Using curl -v against the namespace endpoint showed the pattern clearly:

  1. client sends PUT to eospilot.cern.ch
  2. EOS replies with 307 TEMPORARY_REDIRECT
  3. reply includes a signed Location: URL pointing to a data node on port 8443

This matters because a naive streamed upload path can end up talking to the namespace endpoint in a way that looks superficially successful but does not complete the real write.

Important Debugging Findings

Several non-obvious observations were useful:

  • For the problematic public HTTPS copy, our process often pushed essentially the full payload over the socket and then stalled waiting for completion.
  • During those stalls, gfal stat on the destination often still reported a zero-byte file.
  • A plain curl -T file https://eospilot... could also appear to succeed quickly while still leaving a zero-byte file behind if the redirect flow was not followed appropriately.
  • An explicit two-step shell experiment worked:
  • first issue an empty PUT to the namespace endpoint
  • capture the signed Location from the 307
  • then upload the real body directly to that signed data-node URL
  • in that experiment the destination file was written correctly

This showed that the EOS namespace redirect flow had to be understood explicitly, but it was not the whole story.

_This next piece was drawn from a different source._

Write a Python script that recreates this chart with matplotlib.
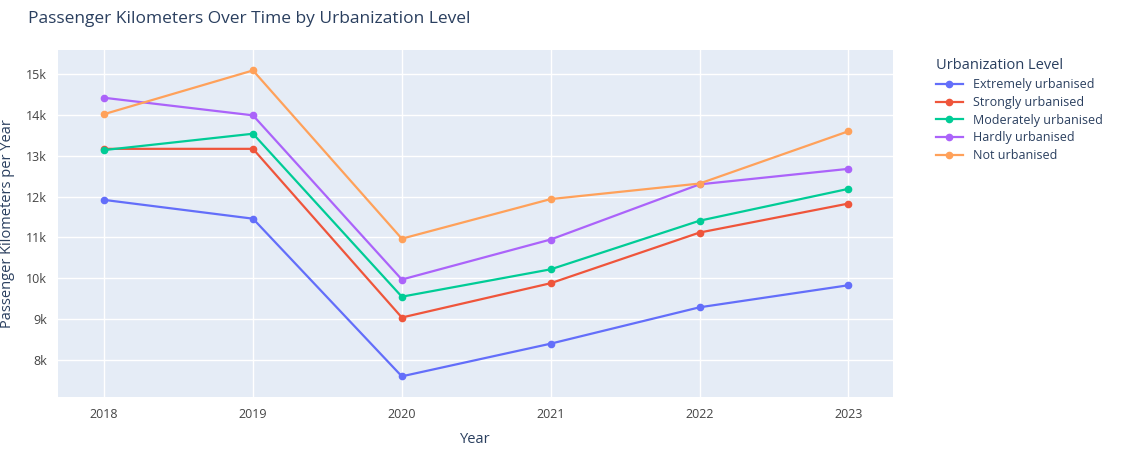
import matplotlib
matplotlib.use("Agg")
import matplotlib.pyplot as plt
from matplotlib.ticker import FuncFormatter

years = [2018, 2019, 2020, 2021, 2022, 2023]
levels = ["Extremely urbanised", "Strongly urbanised", "Moderately urbanised",
          "Hardly urbanised", "Not urbanised"]
extremely = [11920, 11460, 7600, 8400, 9290, 9830]
strongly = [13170, 13170, 9040, 9880, 11120, 11830]
moderately = [13140, 13540, 9550, 10220, 11410, 12190]
hardly = [14420, 13990, 9970, 10950, 12300, 12680]
not_urb = [14020, 15090, 10970, 11940, 12320, 13600]
series = [extremely, strongly, moderately, hardly, not_urb]
colors = ["#636efa", "#EF553B", "#00cc96", "#ab63fa", "#FFA15A"]

plt.rcParams['font.family'] = ['Open Sans', 'DejaVu Sans']
txt = "#2a3f5f"

fig = plt.figure(figsize=(11.21, 4.5), dpi=100)
ax = fig.add_axes([58 / 1121, 53 / 450, 835 / 1121, 347 / 450])
ax.set_facecolor("#E5ECF6")
for name, vals, c in zip(levels, series, colors):
    ax.plot(years, vals, color=c, lw=1.6, marker="o", ms=4.5, label=name)

ax.set_xlim(2017.69, 2023.3)
ax.set_ylim(7094, 15590)
ax.set_yticks(range(8000, 15001, 1000))
ax.yaxis.set_major_formatter(FuncFormatter(lambda v, p: f"{int(v/1000)}k"))
ax.grid(color="white", lw=1)
ax.set_axisbelow(True)
for s in ax.spines.values():
    s.set_visible(False)
ax.tick_params(length=0, colors="#444", labelsize=9, pad=8)
ax.set_xlabel("Year", color=txt, fontsize=10.5, labelpad=8)
ax.set_ylabel("Passenger Kilometers per Year", color=txt, fontsize=10.5, labelpad=8)
fig.text(28 / 1121, 1 - 19 / 450, "Passenger Kilometers Over Time by Urbanization Level",
         color=txt, fontsize=12.5, va="center")
leg = ax.legend(title="Urbanization Level", loc="upper left", bbox_to_anchor=(1.045, 0.99),
                frameon=False, fontsize=9, title_fontsize=10.5, labelcolor=txt,
                handlelength=2.2, borderaxespad=0, labelspacing=0.38)
leg.get_title().set_color(txt)
leg._legend_box.align = "left"
fig.savefig("out.png", dpi=100)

The other important breakthrough was on the source side:

  • fsspec's default HTTP reader was much slower than necessary for large sequential reads from eospublic
  • using a true streaming GET reader for copy operations dropped eospublic https -> local from about 5.6s to about 2.2s
  • once that faster source path was paired with the existing streamed upload on the CI pilot destination, end-to-end https -> https copy reached parity

Experiments That Were Tried And Rejected

Several candidate fixes were tested and were not merged because they were not safe or did not actually solve the issue:

  • forcing Content-Length on the aiohttp streamed upload
  • this caused hangs even for simpler uploads in some runs
  • forcing Connection: close
  • did not fix the stalled completion path
  • returning before reading the full response body
  • did not remove the EOS completion problem
  • staging through a local temporary file and then re-uploading
  • stable, but slower than the fully streamed path because it serialized the download and upload legs
  • trying Expect: 100-continue
  • did not produce a safe, convincing fix

These experiments were useful for narrowing the problem, but they should be treated as dead ends unless revisited carefully.

Safe Improvements That Were Kept

The improvements that were kept are:

  • a dedicated streaming HTTP upload path for gfal cp, while keeping buffered writes for generic save / open(..., "wb")
  • redirect-aware EOS namespace handling for streamed HTTP writes
  • a true streaming HTTP GET reader for copy operations, instead of the slower default fsspec HTTP reader
  • avoid an unnecessary bytes() copy in the streaming writer when the chunk is already a bytes object

Future work should keep using the same four-scenario comparison for each transfer case:

  1. gfal2 over https://
  2. gfal2 over root://
  3. gfal over https://
  4. gfal over root://

For each scenario, use the same source and destination pattern. The most useful pair so far has been:

  • local -> eospilot
  • eospublic -> eospilot

Keep these variables identical across runs:

  • source file
  • destination area
  • host used for the benchmark
  • proxy/auth material
  • copy mode

Current Conclusion

The investigation reached four practical conclusions:

  1. A real HTTP destination buffering bug was found and fixed.
  2. The EOS HTTPS upload flow really does depend on understanding the namespace redirect to the signed data-node URL.
  3. The final performance breakthrough came from fixing the HTTP source read path, not only from tuning the destination write path.
  4. On the actual CI pilot destination, gfal now reaches parity with gfal2-util for the hardest https -> https public-file benchmark, while staying at parity or near-parity for the other benchmarked scenarios.

One practical warning remains:

  • benchmark results depend on using the same pilot destination area as CI
  • some ad hoc EOS pilot paths can behave differently from the CI path, both for redirects and for write permissions

So future benchmarking should always use the CI destination path when making performance claims.